→ **Goal**: Pull out every line below that holds the word "this".

▽

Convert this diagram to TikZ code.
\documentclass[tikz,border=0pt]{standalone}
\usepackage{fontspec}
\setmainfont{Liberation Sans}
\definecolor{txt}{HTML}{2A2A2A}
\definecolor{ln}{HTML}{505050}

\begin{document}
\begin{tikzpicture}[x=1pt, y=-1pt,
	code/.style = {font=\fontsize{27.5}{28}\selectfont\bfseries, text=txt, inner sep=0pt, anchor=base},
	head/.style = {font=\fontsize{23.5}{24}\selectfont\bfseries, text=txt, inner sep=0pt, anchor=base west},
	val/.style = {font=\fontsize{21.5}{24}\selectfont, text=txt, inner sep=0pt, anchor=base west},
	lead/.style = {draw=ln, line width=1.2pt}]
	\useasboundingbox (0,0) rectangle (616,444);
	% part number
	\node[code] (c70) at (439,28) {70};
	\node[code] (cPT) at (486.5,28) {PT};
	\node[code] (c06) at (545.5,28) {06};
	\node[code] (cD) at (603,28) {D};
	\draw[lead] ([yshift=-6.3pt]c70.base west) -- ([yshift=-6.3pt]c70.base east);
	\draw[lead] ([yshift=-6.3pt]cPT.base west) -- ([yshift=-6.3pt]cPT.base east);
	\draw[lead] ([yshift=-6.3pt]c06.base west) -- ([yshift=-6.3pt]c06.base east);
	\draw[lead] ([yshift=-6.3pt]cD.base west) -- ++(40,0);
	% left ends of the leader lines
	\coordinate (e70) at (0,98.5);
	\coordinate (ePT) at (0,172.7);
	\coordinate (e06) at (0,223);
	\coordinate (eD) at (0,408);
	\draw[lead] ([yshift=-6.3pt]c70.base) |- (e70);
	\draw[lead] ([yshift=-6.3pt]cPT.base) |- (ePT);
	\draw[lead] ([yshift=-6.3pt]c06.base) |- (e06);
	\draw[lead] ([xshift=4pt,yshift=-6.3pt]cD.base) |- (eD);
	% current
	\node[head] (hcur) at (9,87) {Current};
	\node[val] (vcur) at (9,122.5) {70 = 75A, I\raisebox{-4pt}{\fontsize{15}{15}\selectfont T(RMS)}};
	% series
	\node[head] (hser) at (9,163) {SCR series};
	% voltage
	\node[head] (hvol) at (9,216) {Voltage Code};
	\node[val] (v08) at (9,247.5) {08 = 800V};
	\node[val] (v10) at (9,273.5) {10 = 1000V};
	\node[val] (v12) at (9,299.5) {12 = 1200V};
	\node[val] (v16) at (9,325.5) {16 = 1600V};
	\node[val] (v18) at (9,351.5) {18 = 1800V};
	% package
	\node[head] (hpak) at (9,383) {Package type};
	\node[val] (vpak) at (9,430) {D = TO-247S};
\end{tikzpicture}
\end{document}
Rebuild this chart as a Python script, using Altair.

△

→ **Full solution**:
Convert this diagram to TikZ code.
Rebuild this chart as a Python script, using Altair.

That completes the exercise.